Opinión | HISTORIA EN EL TIEMPO

Algo se muere en el alma...

El profesor Manuel Abad Gómez fue pieza maestra y refulgente de la Facultad de Filosofía y Letras

Fundada y hasta lógica y casi coactivamente en los días autumnales el sentimiento de tristeza, evocación e incluso de melancolía en estado genuino semeja arraigarse y dominar el espíritu de las personas en los umbrales de la ancianidad más estricta.

Así ocurre con el del articulista al conocer a comedios de noviembre del año todavía en curso el fallecimiento de su muy viejo amigo el profesor Manuel Abad Gómez, pieza maestra y refulgente de la Facultad de Filosofía y Letras de la Universidad de Córdoba en una de las etapas quizás de mayor esplendor de las numerosas conocidas hasta el presente por el viejo y entrañable edificio de la inigualable Judería cordobesa.

Gaditano-ceutí de la más alquitarada prosapia -su humor era inimitable y su vis cómica anchurosa y contrastada- fue ante todo y sobre todo excelente padre de familia, docente vocacionado hasta el menor de los detalles, amigo fervoroso y, en último pero en modo alguno inferior extremo, partidario y miembro del «Aquel PSOE...», debido singularmente a la singular afección que le uniera con la primera esposa de Felipe González, la sevillana Carmen Romero; y también al estremecido fervor socialista que se adueñara en el tardofranquismo de las aulas y claustros de la Hispalense.

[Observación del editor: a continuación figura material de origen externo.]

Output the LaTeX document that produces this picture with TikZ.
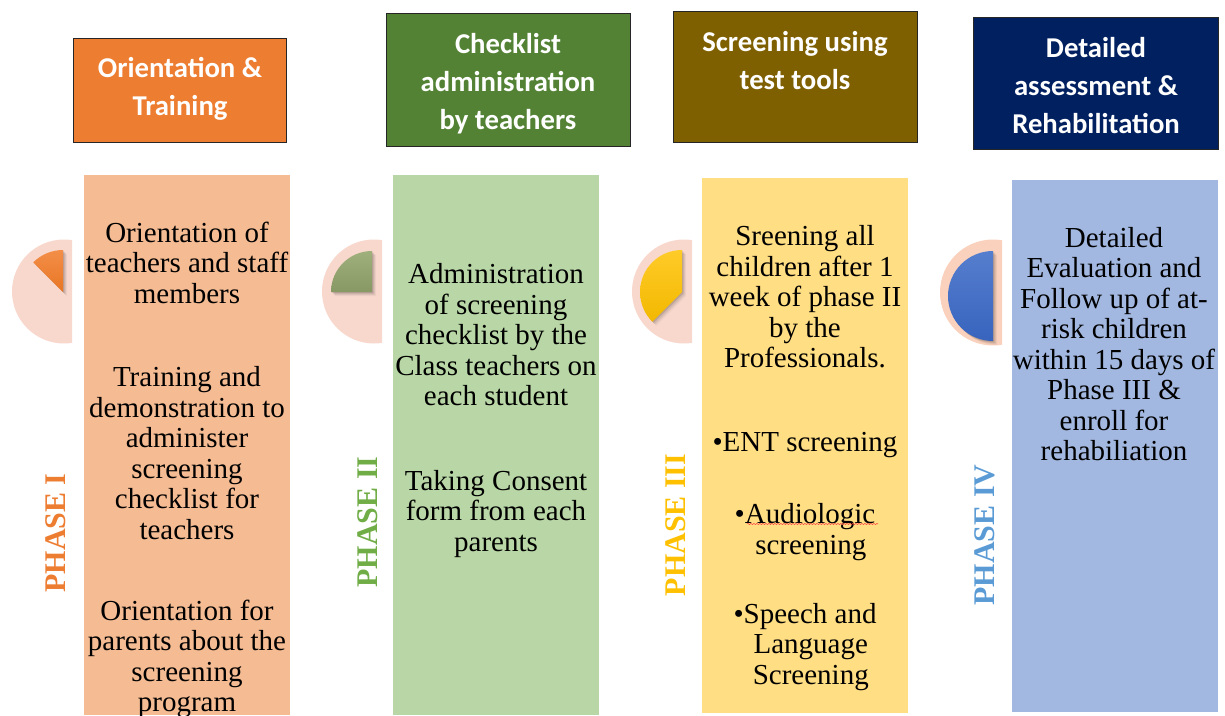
\documentclass[tikz,border=0pt]{standalone}
\usepackage{fontspec}
\setmainfont{Liberation Serif}
\newfontfamily\headfont{Carlito}
\usetikzlibrary{decorations.pathmorphing}

\definecolor{hdOrange}{HTML}{ED7D31}
\definecolor{hdGreen}{HTML}{548235}
\definecolor{hdBrown}{HTML}{7F6000}
\definecolor{hdNavy}{HTML}{002060}
\definecolor{colOrange}{HTML}{F5BC94}
\definecolor{colGreen}{HTML}{B9D7A6}
\definecolor{colYellow}{HTML}{FFDE84}
\definecolor{colBlue}{HTML}{A3B8E0}
\definecolor{discPink}{HTML}{F8D8CD}
\definecolor{lblOrange}{HTML}{ED7D31}
\definecolor{lblGreen}{HTML}{70AD47}
\definecolor{lblYellow}{HTML}{FFC000}
\definecolor{lblBlue}{HTML}{5B9BD5}
\definecolor{wOrangeT}{HTML}{F38E48}
\definecolor{wOrangeB}{HTML}{E87624}
\definecolor{wGreenT}{HTML}{A0B07C}
\definecolor{wGreenB}{HTML}{889864}
\definecolor{wYellowT}{HTML}{FFCB28}
\definecolor{wYellowB}{HTML}{F2B800}
\definecolor{wBlueT}{HTML}{567ECE}
\definecolor{wBlueB}{HTML}{3864BE}

% wedge: centre, radius, end angle (y axis points down, so angles are negated)
\newcommand{\wedgepath}[3]{(#1) -- ++(-90:#2) arc[start angle=-90, end angle=#3, radius=#2] -- cycle}

\begin{document}
\begin{tikzpicture}[x=1pt,y=-1pt,
  headbox/.style={draw=black!85, line width=0.8pt},
  headtext/.style={text=white, align=center, inner sep=0pt,
    font=\headfont\bfseries\fontsize{28.7}{38}\selectfont},
  body/.style={align=center, inner sep=0pt, text=black,
    font=\fontsize{29}{30.5}\selectfont},
  phaselbl/.style={rotate=90, inner sep=0pt,
    font=\bfseries\fontsize{30}{30}\selectfont}]

\useasboundingbox (0,0) rectangle (1225,715);

% header boxes
\fill[hdOrange] (73,38) rectangle (286,142);
\draw[headbox] (73,38) rectangle (286,142);
\fill[hdGreen] (386,13) rectangle (630,146);
\draw[headbox] (386,13) rectangle (630,146);
\fill[hdBrown] (673,11) rectangle (917,142);
\draw[headbox] (673,11) rectangle (917,142);
\fill[hdNavy] (973,17) rectangle (1218,149);
\draw[headbox] (973,17) rectangle (1218,149);

\node[headtext] (h1) at (180,89) {Orientation \&\\Training};
\node[headtext] (h2) at (508,83.5) {Checklist\\administration\\by teachers};
\node[headtext] (h3) at (795,61) {Screening using\\test tools};
\node[headtext] (h4) at (1096,85.5) {Detailed\\assessment \&\\Rehabilitation};

% phase columns
\fill[colOrange] (84,175) rectangle (290,715);
\fill[colGreen] (393,175) rectangle (599,715);
\fill[colYellow] (702,178) rectangle (908,713);
\fill[colBlue] (1012,180) rectangle (1218,712);

% progress discs
\begin{scope}
  \clip (0,230) rectangle (72,360);
  \fill[discPink] (64,291.5) circle[radius=52];
\end{scope}
\begin{scope}
  \clip (310,230) rectangle (382,360);
  \fill[discPink] (374,291.5) circle[radius=52];
\end{scope}
\begin{scope}
  \clip (620,230) rectangle (692,360);
  \fill[discPink] (684,291.5) circle[radius=52];
\end{scope}
\begin{scope}
  \clip (930,230) rectangle (1002,360);
  \fill[discPink!92!orange] (993,292.5) circle[radius=53];
\end{scope}

% soft shadows under the wedges
\foreach \d/\o in {1/0.10,2/0.08,3/0.06,4/0.04} {
  \fill[black, opacity=\o] \wedgepath{63+\d,292+\d}{42}{-135};
  \fill[black, opacity=\o] \wedgepath{372+\d,292+\d}{41}{-180};
  \fill[black, opacity=\o] \wedgepath{682+\d,292+\d}{42}{-225};
  \fill[black, opacity=\o] \wedgepath{993+\d,296+\d}{45}{-270};
}
% wedges
\shade[top color=wOrangeT, bottom color=wOrangeB] \wedgepath{63,292}{42}{-135};
\shade[top color=wGreenT, bottom color=wGreenB] \wedgepath{372,292}{41}{-180};
\shade[top color=wYellowT, bottom color=wYellowB] \wedgepath{682,292}{42}{-225};
\shade[top color=wBlueT, bottom color=wBlueB] \wedgepath{993,296}{45}{-270};

% phase labels
\node[phaselbl, text=lblOrange] (p1) at (56,533) {PHASE I};
\node[phaselbl, text=lblGreen] (p2) at (368,522) {PHASE II};
\node[phaselbl, text=lblYellow] (p3) at (676,525) {PHASE III};
\node[phaselbl, text=lblBlue] (p4) at (985,535) {PHASE IV};

% column texts
\node[body] (t11) at (187,262.5) {Orientation of\\teachers and staff\\members};
\node[body] (t12) at (187,453) {Training and\\demonstration to\\administer\\screening\\checklist for\\teachers};
\node[body] (t13) at (187,659) {Orientation for\\parents about the\\screening\\program};

\node[body] (t21) at (496,335) {Administration\\of screening\\checklist by the\\Class teachers on\\each student};
\node[body] (t22) at (496,514) {Taking Consent\\form from each\\parents};

\node[body] (t31) at (805,297) {Sreening all\\children after 1\\week of phase II\\by the\\Professionals.};
\node[body] (t32) at (805,445) {•ENT screening};
\node[body] (t33) at (805,532) {•Audiologic\\\hspace*{0.4em}screening};
\node[body] (t34) at (805,647) {•Speech and\\\hspace*{0.4em}Language\\\hspace*{0.4em}Screening};

\node[body] (t41) at (1114,344) {Detailed\\Evaluation and\\Follow up of at-\\risk children\\within 15 days of\\Phase III \&\\enroll for\\rehabiliation};

% spelling mark under "Audiologic"
\coordinate (sq1) at (747,524);
\coordinate (sq2) at (878,524);
\draw[red!75, line width=0.5pt, decorate,
  decoration={snake, segment length=3pt, amplitude=0.6pt}] (sq1) -- (sq2);

\end{tikzpicture}
\end{document}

Pocos años después, incluido, muy descollantemente, en la escuadra profesoral con la que se iniciara el recorrido de la Facultad de Letras cordobesa, ejerció tal despliegue con un magisterio inolvidable, alzado sobre el eje binario que articuló su formación en la ‘Alma Mater Hispalense’ de la «década prodigiosa» de la centuria pasada. Catedráticos casi en todo diferentes pero vinculados fuertemente por el amor desbordado a sus respectivas materias y al noble y sin igual oficio universitario, el genial latinista zamorano Agustín García Calvo y el riguroso y sobrio filólogo catalán Francisco López Estrada alimentaron primordialmente una docencia que conjugó, de forma admirable, la acribia con el estilo más ágil y dinámico en el estudio y exposición de los saberes literarios, en un mezcla irrepetible y muy difícil de seguir o imitar. En la memoria oral -tal vez la más persistente- de los oyentes de sus clases y seminarios su recuerdo se ha convertido en legendario. Su asombroso sentido del humor, bondad turbadora y optimismo cimero constituían cualidades que le granjeaban el aplauso irrestricto de colegas y discípulos. En las conversaciones o tertulias en que interviniera el ingenio y la alegría de vivir por encima de sinsabores y desdichas estaban por entero asegurados, con el refrendo acalorado de copartícipes y colegas.

Ojalá que para el bien de nuestro país (necesitado más que nunca de una reforma integral y radical de los estudios humanísticos) la huella de tal presencia no se borre en mucho tiempo. Implicaría el homenaje más justo y querido a su peraltada labor y la prueba más fehaciente de que su amada España retornaba a cumplir con su mejor destino.